## What to do
From the listing below, count the lines where the string "chart" occurs. Give the number, with no other words.

*** Data

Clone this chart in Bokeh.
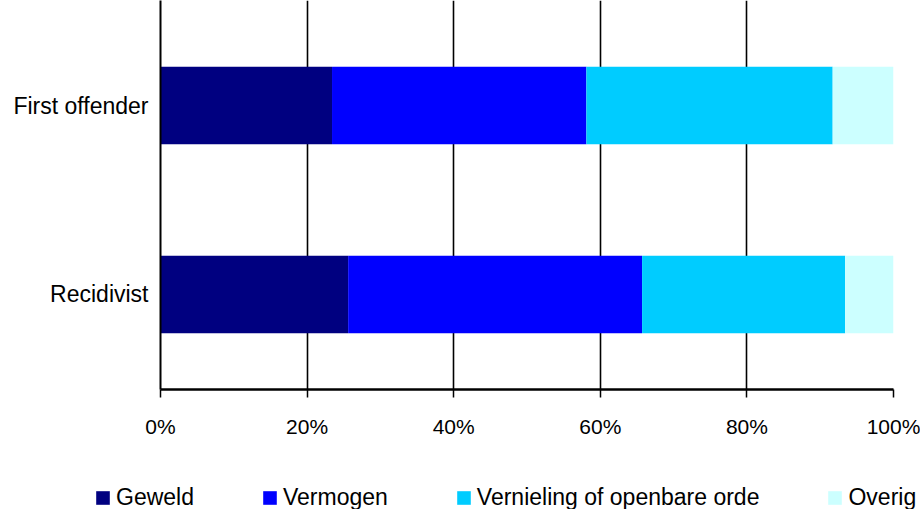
from bokeh.plotting import figure
from bokeh.models import ColumnDataSource, FixedTicker, PrintfTickFormatter, Legend, LegendItem, Range1d
from bokeh.embed import file_html
from bokeh.resources import INLINE

categories = ["Recidivist", "First offender"]
series = ["Geweld", "Vermogen", "Vernieling of openbare orde", "Overig"]
geweld = [25.6, 23.4]
vermogen = [40.1, 34.7]
vernieling = [27.7, 33.6]
overig = [6.6, 8.3]
colors = ["#000080", "#0000FF", "#00CCFF", "#CCFFFF"]
x_ticks = [0, 20, 40, 60, 80, 100]

ypos = list(range(1, len(categories) + 1))
source = ColumnDataSource(dict(y=ypos, g=geweld, v=vermogen, o=vernieling, r=overig))
stack_cols = ["g", "v", "o", "r"]

FONT = "Liberation Sans"

p = figure(width=920, height=449, output_backend="svg", toolbar_location=None,
           x_range=Range1d(0, 100), y_range=Range1d(0.497, 2.556),
           min_border_left=160, min_border_right=27, min_border_top=0, min_border_bottom=60)
p.outline_line_color = None
p.background_fill_color = "white"

rs = p.hbar_stack(stack_cols, y="y", height=0.41, color=colors, source=source, line_width=0)

# grid
p.ygrid.grid_line_color = None
p.xgrid.ticker = FixedTicker(ticks=x_ticks)
p.xgrid.grid_line_color = "black"
p.xgrid.grid_line_width = 1.6
p.xgrid.level = "underlay"

# x axis
p.xaxis.ticker = FixedTicker(ticks=x_ticks)
p.xaxis.formatter = PrintfTickFormatter(format="%d%%")
p.xaxis.axis_line_width = 2.5
p.xaxis.axis_line_color = "black"
p.xaxis.major_tick_in = 0
p.xaxis.major_tick_out = 8
p.xaxis.major_tick_line_width = 1.5
p.xaxis.minor_tick_line_color = None
p.xaxis.major_label_standoff = 17
p.xaxis.major_label_text_font = FONT
p.xaxis.major_label_text_font_size = "21px"
p.xaxis.major_label_text_color = "black"

# y axis
p.yaxis.ticker = FixedTicker(ticks=ypos)
p.yaxis.major_label_overrides = {y: c for y, c in zip(ypos, categories)}
p.yaxis.axis_line_width = 2
p.yaxis.axis_line_color = "black"
p.yaxis.major_tick_in = 0
p.yaxis.major_tick_out = 0
p.yaxis.major_tick_line_color = None
p.yaxis.minor_tick_line_color = None
p.yaxis.major_label_standoff = 12
p.yaxis.major_label_text_font = FONT
p.yaxis.major_label_text_font_size = "23px"
p.yaxis.major_label_text_color = "black"

# legend strip below the chart (separate root so it can span the full width)
pl = figure(width=920, height=60, output_backend="svg", toolbar_location=None,
            x_range=Range1d(0, 100), y_range=Range1d(0.497, 2.556),
            x_axis_location=None, y_axis_location=None, min_border=0)
pl.outline_line_color = None
pl.grid.visible = False
swatches = pl.hbar_stack(stack_cols, y="y", height=0.41, color=colors, source=source,
                         line_width=0, visible=False)

legend = Legend(items=[LegendItem(label=s, renderers=[r]) for s, r in zip(series, swatches)],
                orientation="horizontal", location=(94, -2),
                label_text_font=FONT, label_text_font_size="23px",
                label_text_color="black", glyph_width=17, glyph_height=17,
                label_standoff=5, spacing=67, padding=0, margin=0,
                border_line_color=None, background_fill_alpha=0,
                inactive_fill_alpha=0)
pl.add_layout(legend, "center")

open("out.html", "w").write(file_html([p, pl], INLINE))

******

## Exercise answer
2